Webscraping successfully completed


From the scraping we get the following two table **lineups_df** and **stats_df**:

In [7]:
lineups_df

Unnamed: 0,Position,Player,Age,Market Value,Club,H/A,Status
0,Goalkeeper,Léo Besson,21.0,€100k,Servette FC,Home,Starting
1,Centre-Back,Anthony Baron,30.0,€300k,Servette FC,Home,Starting
2,Centre-Back,Nicolas Vouilloz,22.0,€2.00m,Servette FC,Home,Starting
3,Right-Back,Théo Magnin,20.0,€100k,Servette FC,Home,Starting
4,Central Midfield,Samba Diba,19.0,€300k,Servette FC,Home,Starting
5,Right Midfield,Bendegúz Bolla,24.0,€1.80m,Servette FC,Home,Starting
6,Left Winger,Hussayn Touati,22.0,€400k,Servette FC,Home,Starting
7,Left Winger,Tiemoko Ouattara,18.0,€300k,Servette FC,Home,Starting
8,Centre-Forward,Jérémy Guillemenot,25.0,€1.00m,Servette FC,Home,Starting
9,,,,,Servette FC,Home,Substitute


In [8]:
lineups_stats_df

Unnamed: 0,Club,H/A,Manager,Foreigners Starting,Foreigners Subs,Avg Age Starting,Avg Age Subs,Purchase Value Starting,Purchase Value Subs,Total Market Value Starting,Total Market Value Subs
0,Servette FC,Home,René Weiler,7,4,28.1,22.9,€420k,€500k,€14.20m,€6.30m
1,FC Lugano,Away,Mattia Croci-Torti,6,3,25.6,22.6,€7.77m,€475k,€12.20m,€5.01m


## Matchsheet (evtl)

Page Link: https://www.transfermarkt.com/servette-fc_fc-lugano/index/spielbericht/4089797

Description: Shows events such as Goals, Substitutions and Cards as well


We aim to extract the following attributes for each Game:

Table **events_df**
- Club
- H/A (Home Team / Away Team)
- Timestamp (of event in the game)*
- Event (Goal, Substitution, Card)
- Player Event (Name of the player relevant to the event)
- Remark Event (additional information)
- Player Assist (name of player if event = goal)
- Player Out (player substituted out if event = substitution)

**Events in overtime (45'+ and 90'+) get the timestamps 45' or 90' (not exact time such as 94' or 45' + 2')*


In [9]:
## PAGE NAVIGATION ##
# Initialize the Chrome driver
driver = webdriver.Chrome()

# Navigate to the tm page
driver.get('https://www.transfermarkt.com/servette-fc_fc-lugano/index/spielbericht/4089797') 

# Wait for page to load
time.sleep(2) 

# Wait for the iframe to be present and switch to it
wait = WebDriverWait(driver, 10)
iframe = wait.until(EC.presence_of_element_located((By.ID, "sp_message_iframe_953358")))
driver.switch_to.frame(iframe)

# Now wait for the 'Accept & continue' button to be clickable inside the iframe
accept_button = wait.until(EC.element_to_be_clickable((By.XPATH, "//button[contains(@class, 'accept')]")))
accept_button.click()

# Switch back to the main document
driver.switch_to.default_content()

## SCRAPING ## 

# Extracting club names
home_club_name = driver.find_element(By.XPATH, '//*[@id="main"]/main/div[5]/div/div/div[1]/div[1]/div[2]/nobr/a').get_attribute("title")
away_club_name = driver.find_element(By.XPATH, '//*[@id="main"]/main/div[5]/div/div/div[2]/div[1]/div[2]/nobr/a').get_attribute("title")
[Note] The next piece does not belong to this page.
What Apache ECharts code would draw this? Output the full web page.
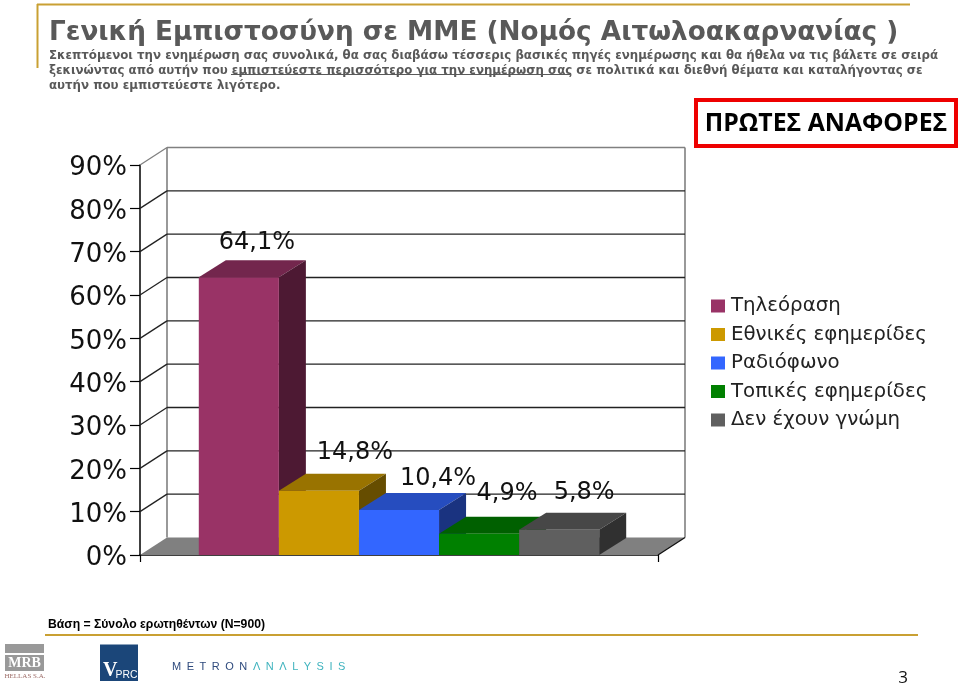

# Function to convert pixel values to minutes based on the pattern provided
def convert_px_to_minute(x_px, y_px):
    # Remove any non-numeric characters and convert to integer
    x_px = int(re.sub(r'[^\d-]', '', str(x_px)))
    y_px = int(re.sub(r'[^\d-]', '', str(y_px)))
    
    # Convert negative values to positive
    x_px = abs(x_px)
    y_px = abs(y_px)
    
    unit_minutes = (x_px // 36) + 1
    ten_minutes = (y_px // 36) * 10
    timestamp = f"{unit_minutes + ten_minutes}'"
    return timestamp


def extract_px_from_style(style_str):
    # Use regular expression to find all pixel values in the style string
    px_values = re.findall(r'-?\d+px', style_str)  # Include optional minus sign
    
    # Check if there are at least two pixel values
    if len(px_values) >= 2:
        x_px, y_px = [int(px.strip('px')) for px in px_values[:2]]  # Take the first two values
        return x_px, y_px
    else:
        # Handle the case when there are not enough values
        return None, None  # You can return None or some default values


# Function to extract events with Remark Event adjustment
def extract_events(event_type_xpath, event_type, home_club_name, away_club_name):
    events_list = driver.find_element(By.XPATH, event_type_xpath)
    events_items = events_list.find_elements(By.TAG_NAME, "li")
    events_data = []

    for item in events_items:
        team = "Home" if "heim" in item.get_attribute("class") else "Away"
        club = home_club_name if team == "Home" else away_club_name

        # Extract the style attribute for timestamp
        style_str = item.find_element(By.XPATH, ".//div/div[1]/span").get_attribute("style")
        x_px, y_px = extract_px_from_style(style_str)
        timestamp = convert_px_to_minute(x_px, y_px)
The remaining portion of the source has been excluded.